According to many education experts, a well-rounded approach to a college-prep education can develop critical thinking skills, nurture creativity, and foster a better understanding of diverse cultures and perspectives. Families in San Antonio have many highly regarded educational options for their students that provide challenging academics while also emphasizing the important role of electives and extracurricular activities in developing graduates who are prepared for success in college and beyond. Two of these educational options are the seven local BASIS Ed Texas charter schools and the independent school, Saint Mary’s Hall.


BASIS Ed Texas Charter Schools are open enrollment, tuition-free public charter schools serving students in grades K-12. Dr. Peter Bezanson serves as CEO of the parent organization BASIS Educational Ventures, while his wife, Patti Bezanson, is CEO of BASIS ED Texas.


In 2022, BASIS Texas Charter Schools was tied for the Number One School District in Texas per the TEA’s School Accountability Ratings. (TEA’s 2023 Accountability Ratings haven’t yet been released.) As of the 2023-24 school year, BASIS San Antonio Shavano, which serves grades 6-12, was named the 2023 Number One high school in San Antonio by U.S. News & World Report.

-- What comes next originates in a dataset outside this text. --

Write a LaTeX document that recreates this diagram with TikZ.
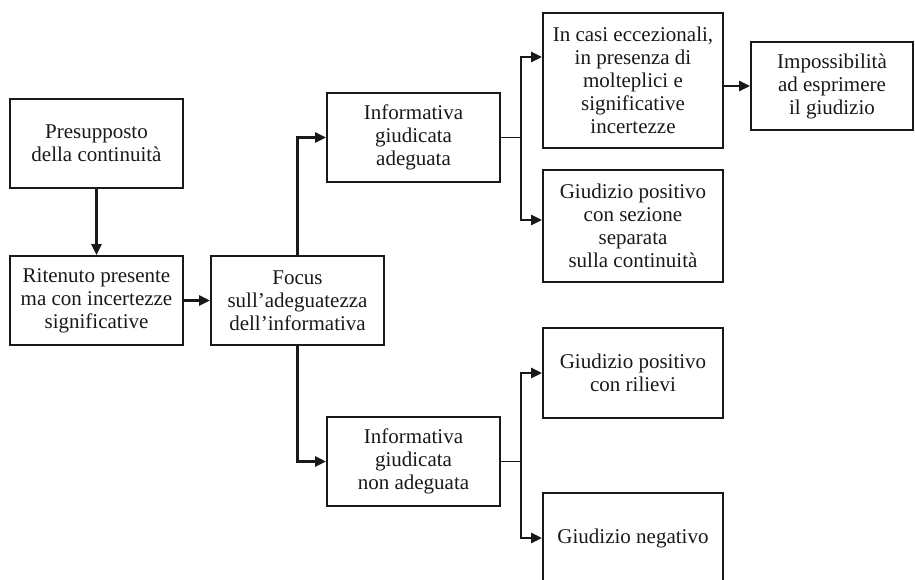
\documentclass[tikz,border=0pt]{standalone}
\usepackage{fontspec}
\setmainfont{Liberation Serif}
\usetikzlibrary{arrows.meta}

\begin{document}
\begin{tikzpicture}[
    x=1pt, y=-1pt,
    >={Triangle[length=11pt,width=10pt]},
    box/.style={draw=black!90, line width=2pt, rectangle, minimum width=173pt, minimum height=89pt, inner sep=2pt, align=center, text=black!90, font=\fontsize{21}{23}\selectfont},
    widebox/.style={box, minimum width=180pt},
    link/.style={draw=black!90, line width=2.6pt},
    stub/.style={draw=black!90, line width=1.6pt}
]
    \useasboundingbox (0,0) rectangle (915,579);
    \clip (0,0) rectangle (915,579);

    % Left column
    \node[box] (pres) at (96.5,143.5) {Presupposto\\della continuità};
    \node[box] (rit) at (96.5,300.5) {Ritenuto presente\\ma con incertezze\\significative};
    \node[box] (focus) at (297.5,300.5) {Focus\\sull’adeguatezza\\dell’informativa};

    \draw[link, ->] (pres) -- (rit);
    \draw[link, ->] (rit) -- (focus);

    % Informativa
    \node[box] (infad) at (413.5,137.5) {Informativa\\giudicata\\adeguata};
    \node[box] (infnon) at (413.5,461.5) {Informativa\\giudicata\\non adeguata};

    \draw[link, ->] (focus.north) |- (infad.west);
    \draw[link, ->] (focus.south) |- (infnon.west);

    % Esiti informativa adeguata
    \node[widebox, minimum height=135pt] (casi) at (633,80.5) {In casi eccezionali,\\in presenza di\\molteplici e\\significative\\incertezze};
    \node[box, minimum width=162pt, minimum height=88pt] (imposs) at (832,86) {Impossibilità\\ad esprimere\\il giudizio};
    \node[widebox, minimum height=112pt] (sez) at (633,226) {Giudizio positivo\\con sezione\\separata\\sulla continuità};

    \coordinate (jad) at (521,137.5);
    \draw[stub] (infad.east) -- (jad);
    \draw[link, ->] (jad) |- ([yshift=23.5pt]casi.west);
    \draw[link, ->] (jad) |- ([yshift=6pt]sez.west);
    \draw[link, ->] (casi.east |- imposs.west) -- (imposs.west);

    % Esiti informativa non adeguata
    \node[widebox, minimum height=90pt] (ril) at (633,373) {Giudizio positivo\\con rilievi};
    \node[widebox, minimum height=90pt] (neg) at (633,538) {Giudizio negativo};

    \coordinate (jnon) at (521,461.5);
    \draw[stub] (infnon.east) -- (jnon);
    \draw[link, ->] (jnon) |- (ril.west);
    \draw[link, ->] (jnon) |- (neg.west);

\end{tikzpicture}
\end{document}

According to Peter Bezanson, BASIS Ed Texas schools provide the most advanced curriculum of any school in Texas. “The average BASIS Charter School student takes 12 Advanced Placement courses before they begin their senior year,” he said. “While our schools place a heavy emphasis on academics, we also pride ourselves in providing a ‘Work Hard and Play Hard’ environment. It’s very important to offset the academic rigors with activities that are fun and that provide a release valve.”


BASIS Ed Texas offers a wide range of electives, including astronomy, personal finance, ceramics, photography, and robotics, to name a few. “Most of our electives are more exploratory and more project-based,” explained Bezanson. “They complement our heavy emphasis on academics.”


BASIS Ed Texas also offers students a wide array of extracurricular activities and clubs. “Just a few of these are the Advancing Herpetological Awareness Club, the Board Game Club, the Creative Writing Club, and the Pokemon Club,” Bezanson said. “They are very driven by the interests of our students and teachers.”


Saint Mary’s Hall was founded in 1879 on the principles of knowledge, self-confidence, and respect for others. Today, it is an independent and coeducational school for students from Montessori (age 3) to Form (grade) 12.


Adrian Viccellio, Social Studies Department Chair and Coordinator for Off-Campus Programs said the school is a huge believer in the power of experiential education. “Here at Saint Mary’s Hall, we focus on a dynamic portrait of learning to stretch our students and prepare them for success in college and fulfillment in life,” Viccellio explained.


Viccellio, who teaches several courses, including Global Studies and a college-level History of Modern Africa course, also oversees the school’s summer enrichment programs, such as Summer at the Hall and the global experiential programs to South Africa, Hawaii, Costa Rica, and other locations.


Beyond the AP curriculum and advanced coursework, the Saint Mary’s Hall curriculum offers students the choice to sample various elective subjects such as different languages and various visual and performing arts. The school offers numerous extracurricular opportunities for its students, including Model UN, where students navigate global issues such as human trafficking, and a variety of summer scholars programs where the students work alongside professionals at institutions such as the Alamo, McNay Museum, Southwest Research Institute, and Saint Mary’s University.


“These types of interdisciplinary opportunities allow our students to create real-world solutions in their college-prep experience,” said Viccellio. “Colleges want to know if prospective students are ethically prepared to change the world. We believe they are.”